Steve Sailer said...

But there was the time I came to the 18th hole at Oak Quarry needing a birdie and hit a big drive down the middle and could see the ball rolling past the 150 yard marker and stopping 145 yards from the pin: a perfect distance for a smooth 7-iron. But somebody in Montebello (most likely the entire Washington Mutual executive staff from Kerry Killinger on down) had stolen my 7-iron, so I had to try to crush an 8-iron. The shot was dead on the flagstick all the way, but would it be long enough?

No -- it caught top lip of the front bunker.

Steve Sailer said...

Also, Angelo Mozilo was probably in on the 7-iron heist, too.

Just sayin' ...

Anonymous said...

An super-PC white colleague called Whittier the "Hispanic Beverly Hills."

Anonymous said...

Also, OT:

http://www.slate.com/articles/health_and_science/science/2014/04/what_do_sat_and_iq_tests_measure_general_intelligence_predicts_school_and.2.html

Anonymous said...

http://www.slate.com/articles/health_and_science/science/2014/04/what_do_sat_and_iq_tests_measure_general_intelligence_predicts_school_and.html

Anonymous said...

Funny how California played such a big role in WaMu's downfall. Is it possible the Washington-based executives couldn't fathom the rampant fraud in SoCal because that kind of stuff wouldn't fly in the Northwest? I don't want to believe they were that naive, probably obscene greed.

Steve Sailer said...

I've thought the same thing. If WaMu had stayed in the Northwest, they'd be around today. It was their three huge SoCal acquisitions: Roland Arnall's subprime Long Beach mortgage, Ahmanson, and Golden West that did them in. The latter two were good S&Ls when WaMu bought them in the late 1990s, although anything Arnall touched was sleaze.

Anonymous said...

Reading Roland Arnall's Wikipedia page:

http://en.wikipedia.org/wiki/Roland_Arnall#Ambassador_to_the_Netherlands

"On August 1, 2005, President George W Bush nominated Arnall to become the U.S. ambassador to the Netherlands."

Well boy isn't that interesting - Then I went to search to see what the news release said during that time to see if he was a personal friend of GWB or what the deal was...Got this:

http://www.washingtonpost.com/wp-dyn/content/article/2005/07/28/AR2005072801842.html

"On the same day that the White House announced that President Bush is nominating California billionaire Roland E. Arnall to be ambassador to the Netherlands, the company he controls said it would set aside $325 million for a possible settlement of allegations of predatory lending tactics....Arnall is the firm's principal shareholder.

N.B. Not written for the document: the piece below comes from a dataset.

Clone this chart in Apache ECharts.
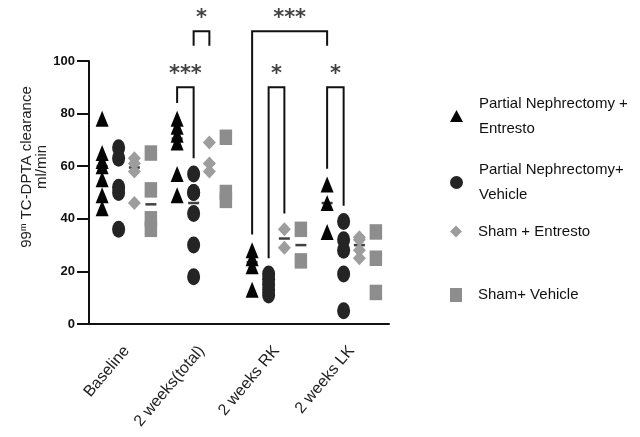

He, his wife and their companies have been the biggest political contributors to Bush since 2002"

Steve Sailer said...

Arnall was also the biggest donor to both Democrat Grey Davis and Republican Arnold Schwarzenegger (or something like that). He gave so much money to Gov. Davis that Davis presided over Arnall's wedding.

Still, the states' attorneys general did a better job of cracking down on Arnall's Ameriquest than the feds did. State laws tend to be older, less free market uber alles ideological, so they were more useful.

Anonymous said...

ey Steve, if you do a search for name on Google now, it will bring up other people like yourself that have similar viewpoints: John Derbyshire, Peter Brimelow, etc... accompanied by photos. However the picture of Gregory Cochran is not the Gregory Cochran we know, it's some crooked lawyer from Houston, Texas. Google is putting this guy's face to Gregory Cochran's bio. Another example of someone at Google covertly grinding political axes?

No, I think it's just an example of your stupidity. "Greg Cochran" is a much more common name than "John Derbyshire" or "Peter Brimelow."